═════ Records shown

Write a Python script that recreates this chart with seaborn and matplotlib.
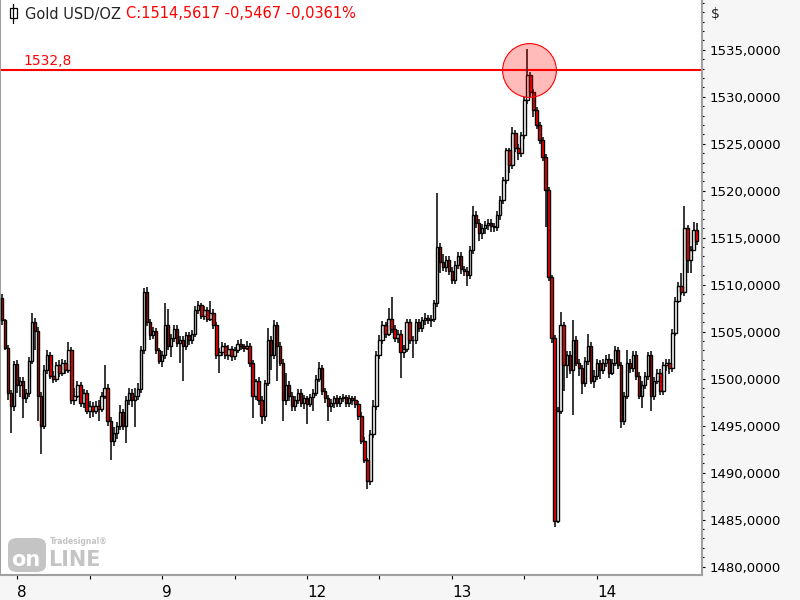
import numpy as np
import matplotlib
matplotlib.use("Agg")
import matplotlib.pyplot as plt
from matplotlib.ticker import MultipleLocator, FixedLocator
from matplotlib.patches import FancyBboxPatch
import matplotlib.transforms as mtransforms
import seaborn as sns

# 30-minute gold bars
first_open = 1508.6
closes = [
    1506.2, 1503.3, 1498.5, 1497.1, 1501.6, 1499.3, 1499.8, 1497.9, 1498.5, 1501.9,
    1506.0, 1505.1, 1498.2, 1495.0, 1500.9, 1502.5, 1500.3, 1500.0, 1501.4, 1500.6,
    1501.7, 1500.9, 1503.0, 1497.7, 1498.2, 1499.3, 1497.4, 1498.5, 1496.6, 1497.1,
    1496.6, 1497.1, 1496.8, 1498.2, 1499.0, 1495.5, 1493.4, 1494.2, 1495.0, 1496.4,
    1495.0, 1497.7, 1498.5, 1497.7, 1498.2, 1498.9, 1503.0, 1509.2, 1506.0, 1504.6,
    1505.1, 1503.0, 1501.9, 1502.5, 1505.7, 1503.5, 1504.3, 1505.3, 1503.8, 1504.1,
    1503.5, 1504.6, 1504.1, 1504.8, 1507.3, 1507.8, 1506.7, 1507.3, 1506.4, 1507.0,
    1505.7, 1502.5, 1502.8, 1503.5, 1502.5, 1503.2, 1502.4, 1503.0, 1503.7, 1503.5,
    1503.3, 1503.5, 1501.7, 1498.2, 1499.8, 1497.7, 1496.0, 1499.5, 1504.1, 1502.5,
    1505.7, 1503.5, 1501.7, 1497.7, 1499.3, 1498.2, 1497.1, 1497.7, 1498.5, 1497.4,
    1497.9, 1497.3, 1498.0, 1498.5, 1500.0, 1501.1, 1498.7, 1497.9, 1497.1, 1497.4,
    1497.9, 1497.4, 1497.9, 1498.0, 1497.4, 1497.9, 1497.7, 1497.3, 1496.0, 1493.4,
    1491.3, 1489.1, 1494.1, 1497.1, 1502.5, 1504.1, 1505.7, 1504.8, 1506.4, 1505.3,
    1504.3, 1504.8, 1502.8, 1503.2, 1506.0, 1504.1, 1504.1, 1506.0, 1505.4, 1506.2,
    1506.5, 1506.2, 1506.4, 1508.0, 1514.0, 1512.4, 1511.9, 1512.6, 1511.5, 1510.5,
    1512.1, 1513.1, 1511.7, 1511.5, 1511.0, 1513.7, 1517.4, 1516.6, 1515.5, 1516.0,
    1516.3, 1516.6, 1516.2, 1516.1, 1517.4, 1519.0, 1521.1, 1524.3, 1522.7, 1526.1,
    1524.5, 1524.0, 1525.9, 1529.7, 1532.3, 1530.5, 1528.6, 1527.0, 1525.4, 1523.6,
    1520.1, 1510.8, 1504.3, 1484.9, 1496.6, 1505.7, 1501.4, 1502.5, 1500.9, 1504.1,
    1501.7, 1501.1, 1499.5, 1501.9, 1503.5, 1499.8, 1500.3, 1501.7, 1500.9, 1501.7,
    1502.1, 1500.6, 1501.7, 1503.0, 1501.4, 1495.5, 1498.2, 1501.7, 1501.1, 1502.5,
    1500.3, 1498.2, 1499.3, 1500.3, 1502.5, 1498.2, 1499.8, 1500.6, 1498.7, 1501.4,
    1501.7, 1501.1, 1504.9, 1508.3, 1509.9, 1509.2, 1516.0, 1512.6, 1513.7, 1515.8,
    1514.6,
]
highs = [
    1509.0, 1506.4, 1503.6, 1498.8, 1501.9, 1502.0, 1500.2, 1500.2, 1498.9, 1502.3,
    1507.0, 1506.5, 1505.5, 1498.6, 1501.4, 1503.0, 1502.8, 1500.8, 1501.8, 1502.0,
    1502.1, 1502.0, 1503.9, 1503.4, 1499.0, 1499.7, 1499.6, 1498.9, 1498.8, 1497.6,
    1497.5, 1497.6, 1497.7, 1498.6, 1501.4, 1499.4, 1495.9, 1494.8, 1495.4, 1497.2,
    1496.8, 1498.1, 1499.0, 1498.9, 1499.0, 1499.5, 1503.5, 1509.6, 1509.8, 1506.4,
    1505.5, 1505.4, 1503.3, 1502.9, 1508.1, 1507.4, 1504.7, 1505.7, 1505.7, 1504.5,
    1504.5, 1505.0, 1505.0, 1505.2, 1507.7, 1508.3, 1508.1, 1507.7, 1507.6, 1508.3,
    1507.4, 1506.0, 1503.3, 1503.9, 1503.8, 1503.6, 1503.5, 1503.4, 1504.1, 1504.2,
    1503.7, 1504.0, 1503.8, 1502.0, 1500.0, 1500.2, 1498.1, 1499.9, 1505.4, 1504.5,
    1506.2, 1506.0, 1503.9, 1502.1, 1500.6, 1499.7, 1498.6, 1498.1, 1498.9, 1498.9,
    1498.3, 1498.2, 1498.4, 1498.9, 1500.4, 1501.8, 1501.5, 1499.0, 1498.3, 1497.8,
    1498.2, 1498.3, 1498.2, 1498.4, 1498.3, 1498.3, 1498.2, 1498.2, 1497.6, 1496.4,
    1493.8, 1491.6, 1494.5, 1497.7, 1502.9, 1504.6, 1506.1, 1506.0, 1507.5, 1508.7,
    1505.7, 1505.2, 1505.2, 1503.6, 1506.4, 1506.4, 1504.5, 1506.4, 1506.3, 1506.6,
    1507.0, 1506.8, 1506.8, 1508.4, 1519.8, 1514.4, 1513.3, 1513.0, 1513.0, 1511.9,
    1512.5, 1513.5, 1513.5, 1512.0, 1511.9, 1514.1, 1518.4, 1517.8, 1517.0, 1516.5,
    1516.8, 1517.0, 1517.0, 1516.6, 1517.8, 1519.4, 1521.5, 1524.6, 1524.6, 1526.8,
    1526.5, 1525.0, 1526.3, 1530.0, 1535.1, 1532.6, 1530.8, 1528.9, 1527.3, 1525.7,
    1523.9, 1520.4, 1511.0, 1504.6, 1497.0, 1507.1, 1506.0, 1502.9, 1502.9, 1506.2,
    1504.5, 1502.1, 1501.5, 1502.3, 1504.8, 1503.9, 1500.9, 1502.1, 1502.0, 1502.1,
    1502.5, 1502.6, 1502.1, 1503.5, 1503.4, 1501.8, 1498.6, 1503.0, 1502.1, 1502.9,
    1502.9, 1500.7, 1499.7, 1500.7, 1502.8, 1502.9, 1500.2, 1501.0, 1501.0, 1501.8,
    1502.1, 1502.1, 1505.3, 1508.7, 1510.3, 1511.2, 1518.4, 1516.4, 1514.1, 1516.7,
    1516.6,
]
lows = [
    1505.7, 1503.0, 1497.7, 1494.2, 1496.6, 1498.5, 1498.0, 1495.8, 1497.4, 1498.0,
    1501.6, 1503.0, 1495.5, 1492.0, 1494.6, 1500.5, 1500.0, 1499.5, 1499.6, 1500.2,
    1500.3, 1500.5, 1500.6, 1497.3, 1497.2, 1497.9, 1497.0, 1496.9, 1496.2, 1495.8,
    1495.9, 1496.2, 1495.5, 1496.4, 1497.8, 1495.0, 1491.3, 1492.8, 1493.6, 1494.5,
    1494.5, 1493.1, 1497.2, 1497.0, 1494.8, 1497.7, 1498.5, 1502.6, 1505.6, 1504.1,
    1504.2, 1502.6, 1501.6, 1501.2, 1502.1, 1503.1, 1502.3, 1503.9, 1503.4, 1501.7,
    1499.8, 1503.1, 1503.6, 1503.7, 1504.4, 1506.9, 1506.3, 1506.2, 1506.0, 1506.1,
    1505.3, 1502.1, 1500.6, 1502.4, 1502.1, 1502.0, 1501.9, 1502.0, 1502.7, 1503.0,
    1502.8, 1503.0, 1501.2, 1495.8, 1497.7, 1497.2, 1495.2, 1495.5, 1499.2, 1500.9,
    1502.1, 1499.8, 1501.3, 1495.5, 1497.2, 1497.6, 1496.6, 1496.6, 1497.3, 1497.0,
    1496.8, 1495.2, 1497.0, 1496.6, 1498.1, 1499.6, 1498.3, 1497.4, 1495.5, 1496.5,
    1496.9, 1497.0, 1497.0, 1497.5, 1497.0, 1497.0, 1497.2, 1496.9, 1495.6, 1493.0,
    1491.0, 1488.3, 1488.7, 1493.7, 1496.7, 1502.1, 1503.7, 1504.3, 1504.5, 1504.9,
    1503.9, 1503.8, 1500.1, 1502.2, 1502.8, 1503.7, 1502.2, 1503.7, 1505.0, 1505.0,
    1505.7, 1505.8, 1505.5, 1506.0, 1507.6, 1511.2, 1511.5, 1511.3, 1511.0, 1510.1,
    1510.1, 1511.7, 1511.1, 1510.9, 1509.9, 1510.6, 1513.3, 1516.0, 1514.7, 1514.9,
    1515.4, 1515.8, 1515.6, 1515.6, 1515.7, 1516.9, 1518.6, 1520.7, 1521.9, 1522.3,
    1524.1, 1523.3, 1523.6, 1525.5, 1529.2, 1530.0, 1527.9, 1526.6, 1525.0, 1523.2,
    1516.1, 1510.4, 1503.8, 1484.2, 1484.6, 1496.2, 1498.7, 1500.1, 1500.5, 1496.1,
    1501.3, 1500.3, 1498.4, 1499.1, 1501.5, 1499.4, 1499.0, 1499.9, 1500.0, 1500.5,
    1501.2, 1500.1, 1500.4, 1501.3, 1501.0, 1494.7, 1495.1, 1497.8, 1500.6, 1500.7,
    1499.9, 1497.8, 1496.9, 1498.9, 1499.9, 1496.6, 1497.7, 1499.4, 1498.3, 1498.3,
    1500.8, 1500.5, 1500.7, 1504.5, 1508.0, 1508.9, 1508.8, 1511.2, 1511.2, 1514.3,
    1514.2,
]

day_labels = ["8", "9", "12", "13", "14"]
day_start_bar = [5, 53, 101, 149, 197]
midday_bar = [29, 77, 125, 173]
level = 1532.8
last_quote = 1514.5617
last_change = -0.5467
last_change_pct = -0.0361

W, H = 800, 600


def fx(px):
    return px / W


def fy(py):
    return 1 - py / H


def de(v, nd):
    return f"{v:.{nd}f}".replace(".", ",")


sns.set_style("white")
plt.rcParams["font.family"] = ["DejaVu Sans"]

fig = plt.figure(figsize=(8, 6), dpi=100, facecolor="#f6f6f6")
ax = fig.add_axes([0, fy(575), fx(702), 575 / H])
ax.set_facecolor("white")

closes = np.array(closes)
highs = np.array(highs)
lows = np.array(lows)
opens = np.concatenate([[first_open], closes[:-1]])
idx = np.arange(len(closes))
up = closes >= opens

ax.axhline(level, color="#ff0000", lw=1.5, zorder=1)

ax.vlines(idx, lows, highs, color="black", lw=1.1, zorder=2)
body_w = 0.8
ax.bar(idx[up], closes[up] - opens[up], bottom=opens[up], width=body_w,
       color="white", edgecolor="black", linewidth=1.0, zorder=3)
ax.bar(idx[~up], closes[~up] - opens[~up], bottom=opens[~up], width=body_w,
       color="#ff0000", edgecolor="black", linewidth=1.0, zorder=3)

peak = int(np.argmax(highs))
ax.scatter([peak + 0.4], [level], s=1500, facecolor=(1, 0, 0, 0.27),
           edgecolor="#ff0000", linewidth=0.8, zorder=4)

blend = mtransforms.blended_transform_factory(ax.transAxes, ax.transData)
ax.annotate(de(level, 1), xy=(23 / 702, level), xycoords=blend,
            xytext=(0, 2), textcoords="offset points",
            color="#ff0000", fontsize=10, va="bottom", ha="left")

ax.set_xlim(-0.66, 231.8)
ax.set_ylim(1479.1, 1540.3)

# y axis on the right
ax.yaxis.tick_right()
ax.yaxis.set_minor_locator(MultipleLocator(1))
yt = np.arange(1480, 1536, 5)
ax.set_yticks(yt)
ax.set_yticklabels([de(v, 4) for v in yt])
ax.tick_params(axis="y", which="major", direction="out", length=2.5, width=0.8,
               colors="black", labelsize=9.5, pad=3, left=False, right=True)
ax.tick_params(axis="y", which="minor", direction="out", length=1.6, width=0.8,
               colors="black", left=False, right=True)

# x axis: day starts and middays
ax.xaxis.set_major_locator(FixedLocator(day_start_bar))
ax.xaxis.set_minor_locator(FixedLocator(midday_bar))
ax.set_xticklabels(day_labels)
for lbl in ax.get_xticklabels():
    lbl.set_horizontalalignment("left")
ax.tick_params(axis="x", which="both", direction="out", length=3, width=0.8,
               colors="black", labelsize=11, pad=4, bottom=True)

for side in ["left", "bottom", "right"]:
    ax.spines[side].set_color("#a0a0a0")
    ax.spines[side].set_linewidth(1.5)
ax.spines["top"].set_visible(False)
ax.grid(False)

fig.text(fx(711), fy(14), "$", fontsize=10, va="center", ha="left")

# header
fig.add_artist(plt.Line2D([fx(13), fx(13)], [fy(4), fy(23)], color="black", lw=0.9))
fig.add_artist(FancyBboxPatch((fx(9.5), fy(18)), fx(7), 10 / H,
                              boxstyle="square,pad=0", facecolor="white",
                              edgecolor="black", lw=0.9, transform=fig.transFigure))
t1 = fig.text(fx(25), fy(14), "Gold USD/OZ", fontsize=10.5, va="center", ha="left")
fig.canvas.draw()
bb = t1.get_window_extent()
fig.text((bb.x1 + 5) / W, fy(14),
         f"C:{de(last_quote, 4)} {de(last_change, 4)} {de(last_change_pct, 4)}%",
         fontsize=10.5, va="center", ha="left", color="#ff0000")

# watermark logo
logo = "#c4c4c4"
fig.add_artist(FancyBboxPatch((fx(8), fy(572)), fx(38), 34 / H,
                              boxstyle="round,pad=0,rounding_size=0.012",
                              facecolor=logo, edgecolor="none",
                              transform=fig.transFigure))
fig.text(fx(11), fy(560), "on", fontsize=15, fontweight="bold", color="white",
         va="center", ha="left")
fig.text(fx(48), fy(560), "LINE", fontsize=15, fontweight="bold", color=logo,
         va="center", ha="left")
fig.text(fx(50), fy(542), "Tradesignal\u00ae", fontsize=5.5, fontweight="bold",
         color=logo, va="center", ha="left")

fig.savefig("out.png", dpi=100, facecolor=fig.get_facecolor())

══════════
═════ Records shown

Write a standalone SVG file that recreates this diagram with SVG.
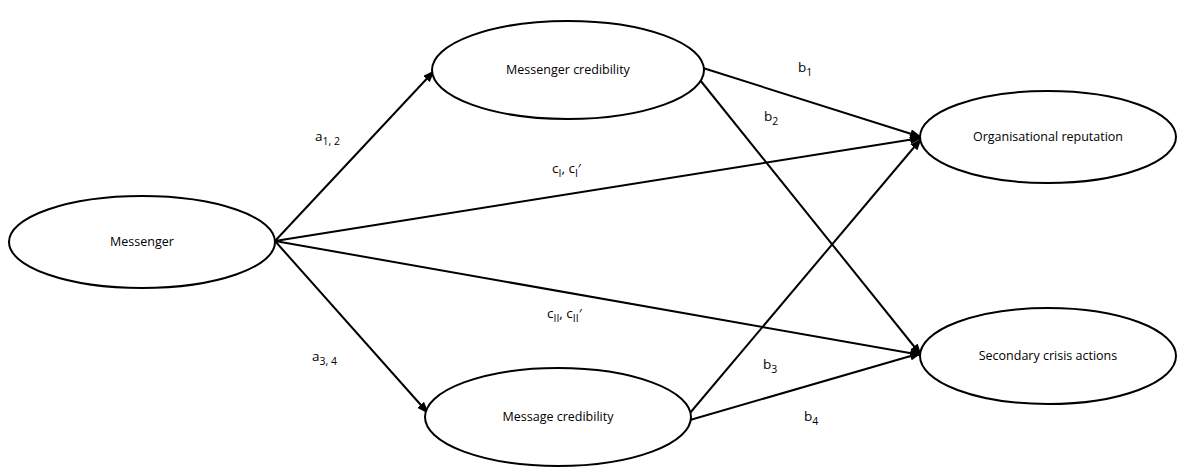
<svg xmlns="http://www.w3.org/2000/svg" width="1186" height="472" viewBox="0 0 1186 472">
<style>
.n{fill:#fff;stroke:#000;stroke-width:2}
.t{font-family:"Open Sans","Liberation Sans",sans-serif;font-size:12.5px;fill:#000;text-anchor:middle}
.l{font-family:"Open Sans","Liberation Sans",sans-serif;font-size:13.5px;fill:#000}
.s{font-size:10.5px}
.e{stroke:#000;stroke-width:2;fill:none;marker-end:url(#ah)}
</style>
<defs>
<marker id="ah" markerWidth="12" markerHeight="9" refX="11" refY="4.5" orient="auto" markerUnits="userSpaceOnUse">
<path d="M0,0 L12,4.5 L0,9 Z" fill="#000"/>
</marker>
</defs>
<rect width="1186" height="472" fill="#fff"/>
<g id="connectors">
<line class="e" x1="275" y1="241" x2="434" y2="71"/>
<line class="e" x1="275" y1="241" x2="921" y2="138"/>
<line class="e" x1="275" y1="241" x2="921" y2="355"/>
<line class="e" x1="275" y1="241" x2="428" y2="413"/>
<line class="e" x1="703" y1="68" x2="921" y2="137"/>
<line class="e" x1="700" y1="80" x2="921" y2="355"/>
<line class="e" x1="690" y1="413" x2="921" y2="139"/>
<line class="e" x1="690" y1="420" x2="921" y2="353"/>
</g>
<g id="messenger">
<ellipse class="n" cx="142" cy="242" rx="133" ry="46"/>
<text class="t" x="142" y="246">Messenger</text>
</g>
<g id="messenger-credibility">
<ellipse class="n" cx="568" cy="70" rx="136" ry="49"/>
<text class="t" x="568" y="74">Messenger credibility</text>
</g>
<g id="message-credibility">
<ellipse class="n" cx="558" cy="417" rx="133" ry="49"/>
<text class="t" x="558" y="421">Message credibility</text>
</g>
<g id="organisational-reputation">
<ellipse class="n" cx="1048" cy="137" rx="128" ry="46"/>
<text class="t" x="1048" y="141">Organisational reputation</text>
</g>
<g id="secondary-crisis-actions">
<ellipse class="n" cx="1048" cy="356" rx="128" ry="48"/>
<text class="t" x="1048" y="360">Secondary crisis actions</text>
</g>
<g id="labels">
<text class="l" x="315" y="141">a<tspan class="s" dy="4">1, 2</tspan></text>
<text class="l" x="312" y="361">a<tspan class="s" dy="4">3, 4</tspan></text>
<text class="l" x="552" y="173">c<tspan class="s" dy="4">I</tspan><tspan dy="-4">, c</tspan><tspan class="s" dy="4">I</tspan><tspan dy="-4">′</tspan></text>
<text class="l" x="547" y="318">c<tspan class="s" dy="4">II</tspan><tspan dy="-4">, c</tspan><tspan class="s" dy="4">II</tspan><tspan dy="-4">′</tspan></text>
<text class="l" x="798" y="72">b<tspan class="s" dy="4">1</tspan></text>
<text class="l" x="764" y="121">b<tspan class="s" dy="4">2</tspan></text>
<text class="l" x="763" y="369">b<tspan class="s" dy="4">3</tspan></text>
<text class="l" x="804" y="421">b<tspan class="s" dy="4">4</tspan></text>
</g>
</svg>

══════════

In the listing above, find the line containing "Write a Python" and the line containing "import seaborn as sns". Print those two lines and every line between them exactly, with no pictures.

Write a Python script that recreates this chart with seaborn and matplotlib.
import numpy as np
import matplotlib
matplotlib.use("Agg")
import matplotlib.pyplot as plt
from matplotlib.ticker import MultipleLocator, FixedLocator
from matplotlib.patches import FancyBboxPatch
import matplotlib.transforms as mtransforms
import seaborn as sns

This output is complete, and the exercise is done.